(Job) Copy exactly the lines from the beginning of the data down to and including the line holding "import * as", without any pictures.

(Given entries)
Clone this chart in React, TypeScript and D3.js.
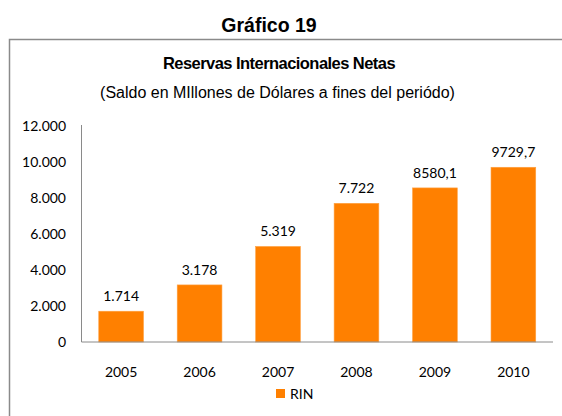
import React from "react";
import * as d3 from "d3";

const years = ["2005", "2006", "2007", "2008", "2009", "2010"];
const values = [1714, 3178, 5319, 7722, 8580.1, 9729.7];
const valueLabels = ["1.714", "3.178", "5.319", "7.722", "8580,1", "9729,7"];
const yTicks = [0, 2000, 4000, 6000, 8000, 10000, 12000];
const seriesName = "RIN";
const chartTitle = "Gráfico 19";
const title1 = "Reservas Internacionales Netas";
const title2 = "(Saldo en MIllones de Dólares a fines del periódo)";

const W = 562;
const H = 416;
const ORANGE = "#ff8000";
const numFont = "Lato, 'Open Sans', sans-serif";
const arial = "'Liberation Sans', Arial, sans-serif";

export default function App() {
  const x = d3.scaleBand<string>().domain(years).range([81.5, 553]).paddingInner(0.43).paddingOuter(0.22);
  const y = d3.scaleLinear().domain([0, 12000]).range([342, 126.5]);
  const loc = d3.formatLocale({ decimal: ",", thousands: ".", grouping: [3], currency: ["", ""] });
  const fmt = loc.format(",");

  return (
    <svg width={W} height={H} style={{ position: "absolute", left: 0, top: 0, background: "#fff" }}>
      <rect x={0} y={0} width={W} height={H} fill="#fff" />
      <text x={269} y={31.5} textAnchor="middle" fontFamily={arial} fontWeight="bold" fontSize={19.5} fill="#000">
        {chartTitle}
      </text>
      <rect x={9.5} y={39.5} width={700} height={500} fill="none" stroke="#8a8a8a" strokeWidth={1.5} />
      <text x={279} y={69.3} textAnchor="middle" fontFamily={arial} fontWeight="bold" fontSize={16.5} letterSpacing={-0.55} fill="#000">
        {title1}
      </text>
      <text x={277.5} y={97.5} textAnchor="middle" fontFamily={arial} fontSize={16} fill="#000">
        {title2}
      </text>
      {/* y tick labels */}
      {yTicks.map((t) => (
        <text key={t} x={66} y={y(t)} dy="0.35em" textAnchor="end" fontFamily={numFont} fontSize={14} fill="#000">
          {fmt(t)}
        </text>
      ))}
      {/* bars */}
      {years.map((yr, i) => (
        <rect
          key={yr}
          x={x(yr)}
          y={y(values[i])}
          width={x.bandwidth()}
          height={y(0) - y(values[i])}
          fill={ORANGE}
          stroke="#ffa040"
          strokeWidth={0.6}
        />
      ))}
      {/* value labels */}
      {years.map((yr, i) => (
        <text key={yr} x={(x(yr) as number) + x.bandwidth() / 2} y={y(values[i]) - 10} textAnchor="middle" fontFamily={numFont} fontSize={14} fill="#000">
          {valueLabels[i]}
        </text>
      ))}
      {/* axes */}
      <line x1={81.5} x2={81.5} y1={125} y2={342} stroke="#8a8a8a" strokeWidth={1} />
      <line x1={81.5} x2={553} y1={342} y2={342} stroke="#8a8a8a" strokeWidth={1} />
      {/* x labels */}
      {years.map((yr) => (
        <text key={yr} x={(x(yr) as number) + x.bandwidth() / 2} y={377} textAnchor="middle" fontFamily={numFont} fontSize={14} fill="#000">
          {yr}
        </text>
      ))}
      {/* legend */}
      <rect x={276} y={389} width={9} height={9} fill={ORANGE} />
      <text x={290} y={399} fontFamily={numFont} fontSize={14} fill="#000">
        {seriesName}
      </text>
    </svg>
  );
}
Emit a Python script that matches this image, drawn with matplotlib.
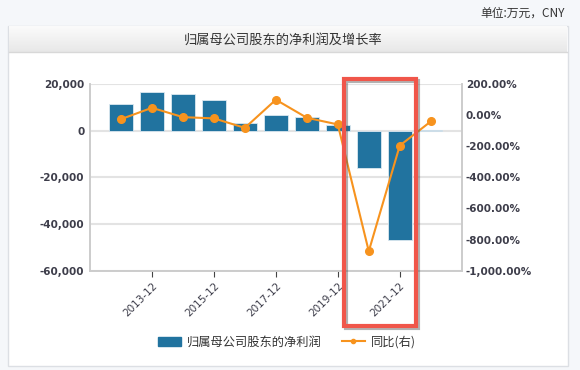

(Complete response)
Clone this chart in React, TypeScript and D3.js.
import React from "react";
import * as d3 from "d3";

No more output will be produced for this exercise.